§ **Information supplied**:
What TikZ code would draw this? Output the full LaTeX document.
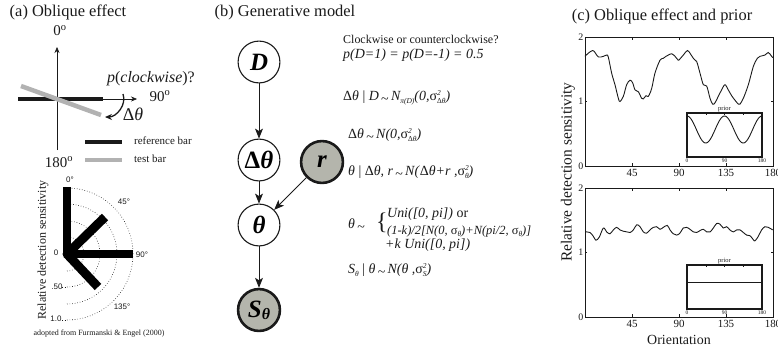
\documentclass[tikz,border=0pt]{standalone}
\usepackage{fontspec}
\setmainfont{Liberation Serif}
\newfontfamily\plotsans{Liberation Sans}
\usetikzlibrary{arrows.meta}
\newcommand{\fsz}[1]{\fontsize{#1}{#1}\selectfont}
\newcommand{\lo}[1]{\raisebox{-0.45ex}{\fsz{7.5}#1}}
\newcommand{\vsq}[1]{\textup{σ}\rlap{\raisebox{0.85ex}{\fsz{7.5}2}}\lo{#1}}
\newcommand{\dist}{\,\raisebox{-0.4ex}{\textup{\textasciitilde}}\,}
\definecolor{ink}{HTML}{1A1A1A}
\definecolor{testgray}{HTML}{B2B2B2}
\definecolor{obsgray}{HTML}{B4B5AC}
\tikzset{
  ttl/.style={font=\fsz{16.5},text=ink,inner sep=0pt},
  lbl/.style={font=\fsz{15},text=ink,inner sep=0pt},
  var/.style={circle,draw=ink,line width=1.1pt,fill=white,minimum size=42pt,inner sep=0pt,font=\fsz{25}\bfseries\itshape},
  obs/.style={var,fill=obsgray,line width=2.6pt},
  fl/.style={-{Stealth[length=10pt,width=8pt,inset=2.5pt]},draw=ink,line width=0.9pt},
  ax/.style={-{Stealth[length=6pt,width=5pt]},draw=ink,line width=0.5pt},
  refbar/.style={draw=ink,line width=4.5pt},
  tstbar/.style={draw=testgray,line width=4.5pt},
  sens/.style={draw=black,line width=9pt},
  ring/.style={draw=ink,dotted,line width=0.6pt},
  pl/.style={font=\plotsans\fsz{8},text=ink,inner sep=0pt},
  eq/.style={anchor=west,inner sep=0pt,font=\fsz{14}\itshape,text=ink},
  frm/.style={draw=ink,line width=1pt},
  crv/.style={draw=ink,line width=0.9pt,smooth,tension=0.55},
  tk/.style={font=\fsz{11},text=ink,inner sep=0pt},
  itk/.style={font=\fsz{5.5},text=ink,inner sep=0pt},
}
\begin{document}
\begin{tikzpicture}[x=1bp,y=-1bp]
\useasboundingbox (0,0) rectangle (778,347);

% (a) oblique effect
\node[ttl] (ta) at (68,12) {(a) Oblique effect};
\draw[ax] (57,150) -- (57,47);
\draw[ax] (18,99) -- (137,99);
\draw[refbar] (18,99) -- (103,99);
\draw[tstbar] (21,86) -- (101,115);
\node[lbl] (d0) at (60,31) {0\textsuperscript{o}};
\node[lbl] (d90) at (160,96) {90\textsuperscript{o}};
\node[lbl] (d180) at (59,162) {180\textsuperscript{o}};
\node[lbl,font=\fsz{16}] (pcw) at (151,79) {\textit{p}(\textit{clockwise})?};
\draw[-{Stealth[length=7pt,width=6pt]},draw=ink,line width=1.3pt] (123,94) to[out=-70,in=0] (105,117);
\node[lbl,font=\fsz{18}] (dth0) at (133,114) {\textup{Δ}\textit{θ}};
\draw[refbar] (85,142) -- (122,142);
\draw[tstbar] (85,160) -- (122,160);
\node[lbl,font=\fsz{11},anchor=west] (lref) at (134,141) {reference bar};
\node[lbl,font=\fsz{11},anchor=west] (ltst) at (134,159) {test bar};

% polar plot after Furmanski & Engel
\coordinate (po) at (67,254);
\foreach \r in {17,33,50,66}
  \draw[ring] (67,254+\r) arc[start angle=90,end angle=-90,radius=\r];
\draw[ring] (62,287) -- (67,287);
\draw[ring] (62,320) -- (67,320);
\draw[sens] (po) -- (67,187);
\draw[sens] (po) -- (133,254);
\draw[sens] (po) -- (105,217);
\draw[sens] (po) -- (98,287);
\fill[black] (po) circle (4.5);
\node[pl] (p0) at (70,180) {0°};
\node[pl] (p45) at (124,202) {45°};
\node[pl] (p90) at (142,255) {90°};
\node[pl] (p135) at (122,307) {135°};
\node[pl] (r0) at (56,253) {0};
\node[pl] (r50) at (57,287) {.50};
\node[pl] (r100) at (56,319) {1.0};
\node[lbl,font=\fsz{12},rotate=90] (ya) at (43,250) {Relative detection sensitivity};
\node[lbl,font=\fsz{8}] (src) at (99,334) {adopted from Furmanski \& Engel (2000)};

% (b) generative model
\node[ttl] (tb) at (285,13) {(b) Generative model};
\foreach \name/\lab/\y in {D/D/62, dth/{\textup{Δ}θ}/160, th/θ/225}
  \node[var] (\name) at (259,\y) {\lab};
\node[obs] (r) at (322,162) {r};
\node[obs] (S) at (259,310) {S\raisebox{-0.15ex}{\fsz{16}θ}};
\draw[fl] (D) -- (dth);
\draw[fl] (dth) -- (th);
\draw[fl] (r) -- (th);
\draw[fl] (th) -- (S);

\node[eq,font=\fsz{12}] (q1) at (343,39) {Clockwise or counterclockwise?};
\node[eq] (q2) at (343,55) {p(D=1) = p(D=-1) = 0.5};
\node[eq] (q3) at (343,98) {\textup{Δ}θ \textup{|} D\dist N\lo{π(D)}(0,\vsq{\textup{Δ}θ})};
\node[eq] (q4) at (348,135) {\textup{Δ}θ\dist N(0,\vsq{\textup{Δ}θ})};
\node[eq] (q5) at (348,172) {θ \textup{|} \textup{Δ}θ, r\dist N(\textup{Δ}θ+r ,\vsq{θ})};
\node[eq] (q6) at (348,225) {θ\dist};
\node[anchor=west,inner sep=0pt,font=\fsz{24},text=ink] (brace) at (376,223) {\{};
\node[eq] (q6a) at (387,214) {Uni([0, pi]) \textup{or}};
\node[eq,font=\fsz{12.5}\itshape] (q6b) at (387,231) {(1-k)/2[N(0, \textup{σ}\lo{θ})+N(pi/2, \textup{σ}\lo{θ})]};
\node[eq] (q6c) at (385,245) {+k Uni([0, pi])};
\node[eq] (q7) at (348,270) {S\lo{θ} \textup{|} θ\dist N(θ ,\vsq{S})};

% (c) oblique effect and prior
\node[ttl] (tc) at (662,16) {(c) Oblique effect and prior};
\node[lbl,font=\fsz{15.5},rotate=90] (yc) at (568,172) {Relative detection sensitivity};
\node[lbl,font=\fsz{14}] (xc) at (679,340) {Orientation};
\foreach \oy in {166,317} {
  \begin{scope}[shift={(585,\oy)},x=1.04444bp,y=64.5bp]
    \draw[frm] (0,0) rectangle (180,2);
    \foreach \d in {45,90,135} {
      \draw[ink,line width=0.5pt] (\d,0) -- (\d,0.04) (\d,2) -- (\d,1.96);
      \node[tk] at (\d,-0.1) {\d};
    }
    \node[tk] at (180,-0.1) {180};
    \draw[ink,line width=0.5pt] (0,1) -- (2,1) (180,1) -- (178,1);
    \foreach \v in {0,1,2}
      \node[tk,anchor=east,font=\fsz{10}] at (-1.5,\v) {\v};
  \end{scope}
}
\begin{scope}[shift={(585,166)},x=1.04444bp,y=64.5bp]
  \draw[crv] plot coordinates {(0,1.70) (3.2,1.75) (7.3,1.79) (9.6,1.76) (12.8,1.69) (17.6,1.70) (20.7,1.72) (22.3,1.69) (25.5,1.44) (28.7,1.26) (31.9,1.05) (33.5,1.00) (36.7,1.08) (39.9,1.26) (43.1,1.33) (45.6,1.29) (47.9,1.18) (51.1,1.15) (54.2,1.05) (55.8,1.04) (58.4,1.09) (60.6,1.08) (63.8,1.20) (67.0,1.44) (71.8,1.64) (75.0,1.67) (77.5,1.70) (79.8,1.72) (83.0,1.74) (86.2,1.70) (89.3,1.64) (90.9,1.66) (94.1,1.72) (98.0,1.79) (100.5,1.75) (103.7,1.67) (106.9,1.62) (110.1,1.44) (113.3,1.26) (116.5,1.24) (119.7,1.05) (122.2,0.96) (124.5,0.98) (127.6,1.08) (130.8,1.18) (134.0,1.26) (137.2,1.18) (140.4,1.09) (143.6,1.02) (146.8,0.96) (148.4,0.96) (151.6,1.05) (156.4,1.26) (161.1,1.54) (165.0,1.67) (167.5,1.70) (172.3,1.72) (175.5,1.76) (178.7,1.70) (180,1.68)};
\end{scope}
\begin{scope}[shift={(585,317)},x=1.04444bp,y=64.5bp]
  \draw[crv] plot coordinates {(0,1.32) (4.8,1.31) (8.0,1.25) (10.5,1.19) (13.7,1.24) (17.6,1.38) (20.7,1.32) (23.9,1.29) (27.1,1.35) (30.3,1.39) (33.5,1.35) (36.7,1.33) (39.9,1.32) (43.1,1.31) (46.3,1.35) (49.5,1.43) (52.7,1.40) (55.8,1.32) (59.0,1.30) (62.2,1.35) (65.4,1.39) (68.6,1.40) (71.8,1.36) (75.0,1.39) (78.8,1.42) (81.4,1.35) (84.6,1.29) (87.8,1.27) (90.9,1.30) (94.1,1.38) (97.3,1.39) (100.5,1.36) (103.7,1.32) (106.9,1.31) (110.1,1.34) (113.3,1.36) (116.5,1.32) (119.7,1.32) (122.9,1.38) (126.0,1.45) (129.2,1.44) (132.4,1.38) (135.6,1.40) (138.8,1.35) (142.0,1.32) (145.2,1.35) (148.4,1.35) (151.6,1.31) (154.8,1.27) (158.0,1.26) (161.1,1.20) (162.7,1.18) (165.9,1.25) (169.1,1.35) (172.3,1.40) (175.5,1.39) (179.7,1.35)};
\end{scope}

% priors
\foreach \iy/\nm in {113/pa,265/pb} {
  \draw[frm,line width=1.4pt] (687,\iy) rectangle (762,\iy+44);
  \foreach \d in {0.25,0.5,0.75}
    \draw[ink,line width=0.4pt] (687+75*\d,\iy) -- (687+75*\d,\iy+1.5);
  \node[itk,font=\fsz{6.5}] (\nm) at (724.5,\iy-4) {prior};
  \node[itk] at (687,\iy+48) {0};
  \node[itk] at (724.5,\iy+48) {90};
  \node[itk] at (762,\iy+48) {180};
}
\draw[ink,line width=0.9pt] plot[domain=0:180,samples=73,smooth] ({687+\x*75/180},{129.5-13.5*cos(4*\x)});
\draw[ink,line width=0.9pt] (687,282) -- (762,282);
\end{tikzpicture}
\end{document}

§ **Requirements**: Exactly as written, please give again the lines from the beginning of the listing through the line containing "(0,0) rectangle (778,347);", inclusive, without any pictures.

§ **Solution to this exercise**:
What TikZ code would draw this? Output the full LaTeX document.
\documentclass[tikz,border=0pt]{standalone}
\usepackage{fontspec}
\setmainfont{Liberation Serif}
\newfontfamily\plotsans{Liberation Sans}
\usetikzlibrary{arrows.meta}
\newcommand{\fsz}[1]{\fontsize{#1}{#1}\selectfont}
\newcommand{\lo}[1]{\raisebox{-0.45ex}{\fsz{7.5}#1}}
\newcommand{\vsq}[1]{\textup{σ}\rlap{\raisebox{0.85ex}{\fsz{7.5}2}}\lo{#1}}
\newcommand{\dist}{\,\raisebox{-0.4ex}{\textup{\textasciitilde}}\,}
\definecolor{ink}{HTML}{1A1A1A}
\definecolor{testgray}{HTML}{B2B2B2}
\definecolor{obsgray}{HTML}{B4B5AC}
\tikzset{
  ttl/.style={font=\fsz{16.5},text=ink,inner sep=0pt},
  lbl/.style={font=\fsz{15},text=ink,inner sep=0pt},
  var/.style={circle,draw=ink,line width=1.1pt,fill=white,minimum size=42pt,inner sep=0pt,font=\fsz{25}\bfseries\itshape},
  obs/.style={var,fill=obsgray,line width=2.6pt},
  fl/.style={-{Stealth[length=10pt,width=8pt,inset=2.5pt]},draw=ink,line width=0.9pt},
  ax/.style={-{Stealth[length=6pt,width=5pt]},draw=ink,line width=0.5pt},
  refbar/.style={draw=ink,line width=4.5pt},
  tstbar/.style={draw=testgray,line width=4.5pt},
  sens/.style={draw=black,line width=9pt},
  ring/.style={draw=ink,dotted,line width=0.6pt},
  pl/.style={font=\plotsans\fsz{8},text=ink,inner sep=0pt},
  eq/.style={anchor=west,inner sep=0pt,font=\fsz{14}\itshape,text=ink},
  frm/.style={draw=ink,line width=1pt},
  crv/.style={draw=ink,line width=0.9pt,smooth,tension=0.55},
  tk/.style={font=\fsz{11},text=ink,inner sep=0pt},
  itk/.style={font=\fsz{5.5},text=ink,inner sep=0pt},
}
\begin{document}
\begin{tikzpicture}[x=1bp,y=-1bp]
\useasboundingbox (0,0) rectangle (778,347);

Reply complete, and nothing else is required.